Heat pipe cover materials

Yesterday was the 25th of June and according to my plan, I should have some heat pipes in my lap ready to be tested... Alas, due to busy schedules at DTU (some departments close for summer and people are taking vacation), it won't be until next week that I will be fabricating the different components including the etched silicon wafers (and cutting/cleaning) and the top covers. Still plenty to write about though and I have sent in a draft of chapter 4 relating to heat pipe technology (a literature review) to Torben. I will be adding a short chapter on my work methods and how I arranged my time, held meetings and put the project together. At this point, I have to consider the possibility (very real) that these heat pipes will not work and as my supervisor said, it is about the logical process and how you failed that is importa.... ah feck that! They better work!

Building the container

Yesterday I spoke with Jan F. Pedersen, who is the manager/foreman of the MEK production labs at building 427S at DTU. As before, he was very helpful and we discussed some issues regarding the milling of my parts. Three issues were clarified:

Milling depth - Depending on the time available, 10 covers will be fabricated. The vacuum cavity area of the heat pipe will remain at 1 mm high while the depth of the etch will vary. The milling drill head is 1 mm in diameter and had to be taken into account so that the covers would fit over the etched structures. A 1 mm hole will be drilled through the top of the container so that it can be filled.

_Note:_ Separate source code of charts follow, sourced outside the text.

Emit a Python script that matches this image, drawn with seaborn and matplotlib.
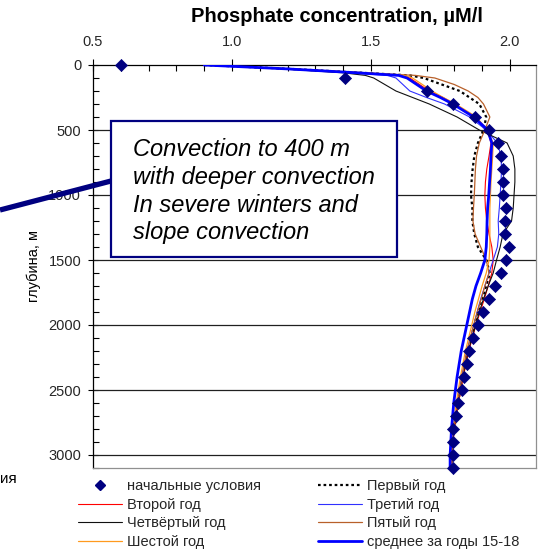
import matplotlib
matplotlib.use("Agg")
import matplotlib.pyplot as plt
from matplotlib.lines import Line2D
from matplotlib.patches import Rectangle
from matplotlib.ticker import MultipleLocator
import seaborn as sns
import pandas as pd

# ---------------- data ----------------
depths = [0, 30, 60, 80, 100, 150, 200, 250, 300, 400, 500, 600, 700, 800, 900,
          1000, 1100, 1200, 1300, 1400, 1500, 1600, 1700, 1800, 1900, 2000,
          2200, 2400, 2600, 2800, 3000, 3100]

year1 = [0.90, 1.21, 1.47, 1.64, 1.69, 1.755, 1.82, 1.855, 1.89, 1.915, 1.905, 1.885,
         1.872, 1.866, 1.862, 1.86, 1.865, 1.865, 1.872, 1.885, 1.915, 1.928, 1.915,
         1.90, 1.885, 1.872, 1.848, 1.83, 1.813, 1.80, 1.79, 1.79]
year2 = [0.90, 1.21, 1.46, 1.61, 1.64, 1.675, 1.71, 1.76, 1.80, 1.875, 1.92, 1.932,
         1.925, 1.917, 1.912, 1.91, 1.912, 1.917, 1.925, 1.935, 1.94, 1.935, 1.922,
         1.908, 1.893, 1.878, 1.852, 1.832, 1.815, 1.80, 1.792, 1.79]
year3 = [0.90, 1.19, 1.42, 1.56, 1.59, 1.615, 1.64, 1.70, 1.765, 1.855, 1.915, 1.955,
         1.968, 1.97, 1.968, 1.965, 1.962, 1.958, 1.96, 1.955, 1.94, 1.925, 1.91,
         1.895, 1.882, 1.87, 1.845, 1.826, 1.81, 1.797, 1.788, 1.788]
year4 = [0.90, 1.18, 1.40, 1.48, 1.51, 1.55, 1.59, 1.65, 1.71, 1.81, 1.89, 1.99,
         2.012, 2.018, 2.018, 2.015, 2.012, 2.006, 1.975, 1.965, 1.952, 1.94, 1.922,
         1.905, 1.89, 1.877, 1.85, 1.83, 1.813, 1.798, 1.79, 1.79]
year5 = [0.90, 1.21, 1.48, 1.66, 1.73, 1.80, 1.85, 1.885, 1.905, 1.928, 1.91, 1.89,
         1.88, 1.876, 1.874, 1.872, 1.869, 1.867, 1.875, 1.895, 1.915, 1.925, 1.91,
         1.897, 1.883, 1.87, 1.846, 1.828, 1.812, 1.799, 1.79, 1.79]
year6 = [0.90, 1.21, 1.47, 1.62, 1.65, 1.685, 1.72, 1.76, 1.805, 1.88, 1.918, 1.94,
         1.938, 1.935, 1.932, 1.93, 1.928, 1.928, 1.928, 1.928, 1.925, 1.915, 1.90,
         1.887, 1.874, 1.863, 1.84, 1.822, 1.807, 1.795, 1.787, 1.787]
mean_15_18 = [0.90, 1.20, 1.45, 1.60, 1.63, 1.665, 1.70, 1.75, 1.795, 1.87, 1.92, 1.935,
              1.932, 1.93, 1.927, 1.924, 1.92, 1.918, 1.917, 1.915, 1.91, 1.895, 1.878,
              1.865, 1.855, 1.845, 1.825, 1.81, 1.798, 1.79, 1.785, 1.785]

init_depths = list(range(0, 3200, 100))
init_values = [0.60, 1.406, 1.70, 1.795, 1.874, 1.924, 1.957, 1.968, 1.975, 1.975,
               1.975, 1.985, 1.982, 1.982, 1.996, 1.985, 1.968, 1.946, 1.924, 1.903,
               1.885, 1.867, 1.852, 1.845, 1.835, 1.827, 1.813, 1.806, 1.795, 1.795,
               1.795, 1.795]

x_ticks = [0.5, 1.0, 1.5, 2.0]
y_ticks = [0, 500, 1000, 1500, 2000, 2500, 3000]

title = "Phosphate concentration, \u00b5M/l"
ylabel = "глубина, м"
note = "Convection to 400 m\nwith deeper convection\nIn severe winters and\nslope convection"

series = [
    ("Первый год", year1),
    ("Второй год", year2),
    ("Третий год", year3),
    ("Четвёртый год", year4),
    ("Пятый год", year5),
    ("Шестой год", year6),
    ("среднее за годы 15-18", mean_15_18),
]
init_label = "начальные условия"

styles = {
    "Первый год": dict(color="black", lw=1.6, ls=(0, (1.2, 1.3))),
    "Второй год": dict(color="#ff0000", lw=0.8, ls="-"),
    "Третий год": dict(color="#3030ff", lw=0.8, ls="-"),
    "Четвёртый год": dict(color="#101010", lw=0.8, ls="-"),
    "Пятый год": dict(color="#b8602a", lw=0.9, ls="-"),
    "Шестой год": dict(color="#ff9a1e", lw=0.9, ls="-"),
    "среднее за годы 15-18": dict(color="#0000ff", lw=2.0, ls="-"),
}

# ---------------- figure ----------------
sns.set_theme(style="white")
plt.rcParams["font.family"] = ["Liberation Sans", "DejaVu Sans"]

W, H = 539, 555
fig = plt.figure(figsize=(W / 100, H / 100), dpi=100)
fig.patch.set_facecolor("white")

def fx(px):
    return px / W

def fy(py):
    return 1 - py / H

ax = fig.add_axes([fx(93), fy(468), fx(536) - fx(93), fy(65) - fy(468)])
ax.set_facecolor("white")

handles = {}
for name, vals in series:
    st = styles[name]
    df = pd.DataFrame({"x": vals, "depth": depths})
    sns.lineplot(data=df, x="x", y="depth", sort=False, estimator=None,
                 color=st["color"], linewidth=st["lw"], ax=ax, zorder=3)
    line = ax.lines[-1]
    line.set_linestyle(st["ls"])
    handles[name] = Line2D([], [], color=st["color"], lw=st["lw"], ls=st["ls"])

dfi = pd.DataFrame({"x": init_values, "depth": init_depths})
sns.scatterplot(data=dfi, x="x", y="depth", marker="D", s=38, color="#000080",
                edgecolor="#000080", linewidth=0.5, ax=ax, zorder=5, clip_on=False)
handles[init_label] = Line2D([], [], color="#000080", marker="D", ls="none", markersize=5)

ax.set_xlim(0.5, 2.094)
ax.set_ylim(3100, 0)
ax.xaxis.tick_top()
ax.set_xticks(x_ticks)
ax.set_xticklabels([f"{v:.1f}" for v in x_ticks])
ax.set_yticks(y_ticks)
ax.set_yticklabels([str(v) for v in y_ticks])
ax.xaxis.set_minor_locator(MultipleLocator(0.1))
ax.yaxis.set_minor_locator(MultipleLocator(100))
ax.tick_params(axis="x", which="major", direction="inout", length=9, width=0.8,
               color="black", labelsize=10.5, pad=7, top=True, bottom=False)
ax.tick_params(axis="x", which="minor", direction="in", length=4.5, width=0.8,
               color="black", top=True, bottom=False)
ax.tick_params(axis="y", which="major", direction="inout", length=7, width=0.8,
               color="black", labelsize=10.5, pad=5, left=True)
ax.tick_params(axis="y", which="minor", direction="in", length=4, width=0.8,
               color="black", left=True)
ax.set_xlabel("")
ax.set_ylabel("")

for yv in y_ticks[1:]:
    ax.axhline(yv, color="#202020", lw=0.9, zorder=1)

for side in ["top", "left"]:
    ax.spines[side].set_color("black")
    ax.spines[side].set_linewidth(0.9)
for side in ["right", "bottom"]:
    ax.spines[side].set_color("#909090")
    ax.spines[side].set_linewidth(0.9)

# y label
ax.set_ylabel(ylabel, fontsize=10.5, color="black")
ax.yaxis.label.set_verticalalignment("center")
ax.yaxis.set_label_coords((34 - 93) / 443, 0.5)

# title
fig.text(fx(337), fy(17), title, ha="center", va="center", fontsize=14.5,
         fontweight="bold", color="black")

# annotation box + leader line
fig.add_artist(Line2D([fx(0), fx(111)], [fy(210), fy(181)], color="#000080",
                      lw=3.8, solid_capstyle="butt", zorder=10))
box = Rectangle((fx(111), fy(257)), fx(397) - fx(111), fy(121) - fy(257),
                transform=fig.transFigure, facecolor="white", edgecolor="#000080",
                lw=1.6, zorder=11)
fig.add_artist(box)
fig.text(fx(133), fy(138.5), note, ha="left", va="top", fontsize=17,
         fontstyle="italic", color="black", linespacing=1.25, zorder=12)

# cut-off fragment on the left
fig.text(fx(0), fy(479), "ия", ha="left", va="center", fontsize=11, color="black")

# legends
col1 = [init_label, "Второй год", "Четвёртый год", "Шестой год"]
col2 = ["Первый год", "Третий год", "Пятый год", "среднее за годы 15-18"]
leg_kw = dict(frameon=False, fontsize=10.5, handlelength=3.0, handletextpad=0.35,
              labelspacing=0.32, borderpad=0, borderaxespad=0, loc="upper left")
leg1 = fig.legend([handles[k] for k in col1], col1,
                  bbox_to_anchor=(fx(78), fy(479)), **leg_kw)
leg2 = fig.legend([handles[k] for k in col2], col2,
                  bbox_to_anchor=(fx(318), fy(479)), **leg_kw)

fig.savefig("out.png", dpi=100)
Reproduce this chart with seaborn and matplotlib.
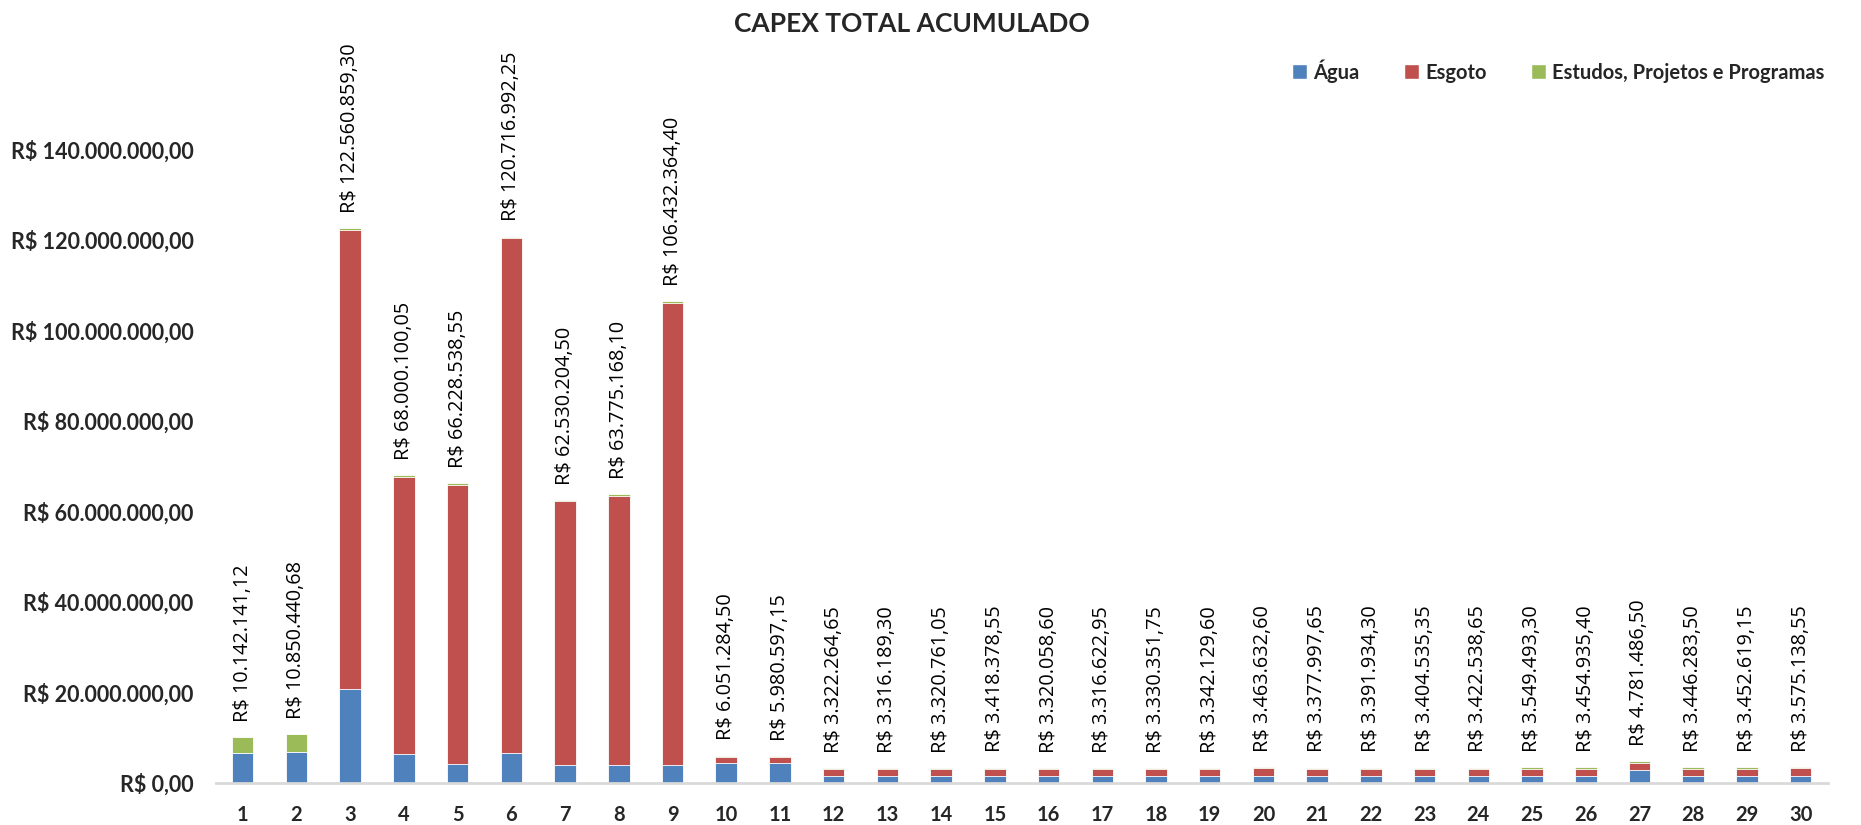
import numpy as np
import pandas as pd
import matplotlib
matplotlib.use("Agg")
import matplotlib.pyplot as plt
from matplotlib.patches import Patch
import seaborn as sns

# Ano do plano (1..30)
anos = [str(i) for i in range(1, 31)]

# CAPEX total acumulado por ano (R$)
total = [10142141.12, 10850440.68, 122560859.30, 68000100.05, 66228538.55,
         120716992.25, 62530204.50, 63775168.10, 106432364.40, 6051284.50,
         5980597.15, 3322264.65, 3316189.30, 3320761.05, 3418378.55,
         3320058.60, 3316622.95, 3330351.75, 3342129.60, 3463632.60,
         3377997.65, 3391934.30, 3404535.35, 3422538.65, 3549493.30,
         3454935.40, 4781486.50, 3446283.50, 3452619.15, 3575138.55]

# Parcela de Água (R$)
agua = [6600000, 6900000, 20700000, 6300000, 4300000, 6600000, 4000000,
        4000000, 4000000, 4500000, 4500000, 1600000, 1600000, 1600000,
        1600000, 1600000, 1600000, 1600000, 1600000, 1600000, 1600000,
        1600000, 1600000, 1600000, 1600000, 1600000, 2900000, 1600000,
        1600000, 1600000]

# Parcela de Estudos, Projetos e Programas (R$)
estudos = [3542141.12, 3950440.68, 300000, 300000, 300000, 300000, 300000,
           300000, 300000, 250000, 250000, 250000, 250000, 250000, 250000,
           250000, 250000, 250000, 250000, 250000, 250000, 250000, 250000,
           250000, 350000, 250000, 350000, 250000, 250000, 300000]

# Parcela de Esgoto = restante do total
esgoto = list(np.clip(np.array(total) - np.array(agua) - np.array(estudos), 0, None))

df = pd.DataFrame({"ano": anos, "agua": agua, "esgoto": esgoto, "estudos": estudos})
df["agua_esgoto"] = df["agua"] + df["esgoto"]
df["total"] = df["agua_esgoto"] + df["estudos"]

C_AGUA = "#4F81BD"
C_ESGOTO = "#C0504D"
C_ESTUDOS = "#9BBB59"


def brl(v):
    s = f"{v:,.2f}"
    s = s.replace(",", "X").replace(".", ",").replace("X", ".")
    return "R$ " + s


sns.set_theme(style="white")
plt.rcParams["font.family"] = ["Lato", "DejaVu Sans"]

fig = plt.figure(figsize=(18.61, 8.25), dpi=100)
ax = fig.add_axes([0.116, 0.0509, 0.866, 0.8776])

# Empilhamento: barras sobrepostas da soma acumulada
for col, cor in [("total", C_ESTUDOS), ("agua_esgoto", C_ESGOTO), ("agua", C_AGUA)]:
    sns.barplot(data=df, x="ano", y=col, order=anos, color=cor, width=0.4,
                saturation=1, edgecolor="white", linewidth=0.6, ax=ax, errorbar=None)

ax.set_xlim(-0.5, len(anos) - 0.5)
ax.set_ylim(0, 160_000_000)
yt = np.arange(0, 140_000_001, 20_000_000)
ax.set_yticks(yt)
ax.set_yticklabels([brl(v) for v in yt], fontsize=15.5, fontweight="bold")
ax.tick_params(axis="x", labelsize=14.5, pad=16)
for lbl in ax.get_xticklabels():
    lbl.set_fontweight("bold")
ax.tick_params(axis="both", length=0)
ax.tick_params(axis="y", pad=16)
ax.set_xlabel("")
ax.set_ylabel("")

for sp in ["top", "right", "left"]:
    ax.spines[sp].set_visible(False)
ax.spines["bottom"].set_color("#d9d9d9")
ax.spines["bottom"].set_linewidth(2)

# Rótulos de valor total
for i, v in enumerate(df["total"]):
    ax.annotate(brl(v), xy=(i, v), xytext=(0, 11), textcoords="offset points",
                rotation=90, ha="center", va="bottom", fontsize=14.3,
                family=["Open Sans", "DejaVu Sans"], color="#000000")

fig.suptitle("CAPEX TOTAL ACUMULADO", x=0.49, y=0.985, fontsize=19, fontweight="bold")

handles = [Patch(facecolor=C_AGUA, label="Água"),
           Patch(facecolor=C_ESGOTO, label="Esgoto"),
           Patch(facecolor=C_ESTUDOS, label="Estudos, Projetos e Programas")]
fig.legend(handles=handles, loc="center right", bbox_to_anchor=(0.99, 0.914),
           ncol=3, frameon=False, prop={"weight": "bold", "size": 14.5},
           handlelength=0.75, handleheight=0.75, handletextpad=0.3, columnspacing=2.2)

fig.savefig("out.png", dpi=100)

Polyvinyl chloride (image credit)

Material - There are many different plastics available at the MEK building but it was necessary to go to the workshop to check out what was ready for milling. As discussed in the last blog the material should have high heat thermal conductivity and a low coefficient of thermal expansion. PVC was chosen as it is available but I think there could be problems with it.

1. The thermal coefficient of expansion (E-6 mm/mm °C)  is 50.4 and for silicon is 3. Will the materials expand to a point which will create large stresses in the glue seal and rip the container?
2. The thermal conductivity of PVC (W/m °C) is approx. 0.20 and 149 for silicon. At the cooler condenser end, it will be necessary to release the heat so this material will not be efficient at doing this. A suggestion from Jacob at the 3D Fab Lab at DTU seems the right choice: orientate the heat pipe such that the heat is released through the silicon side.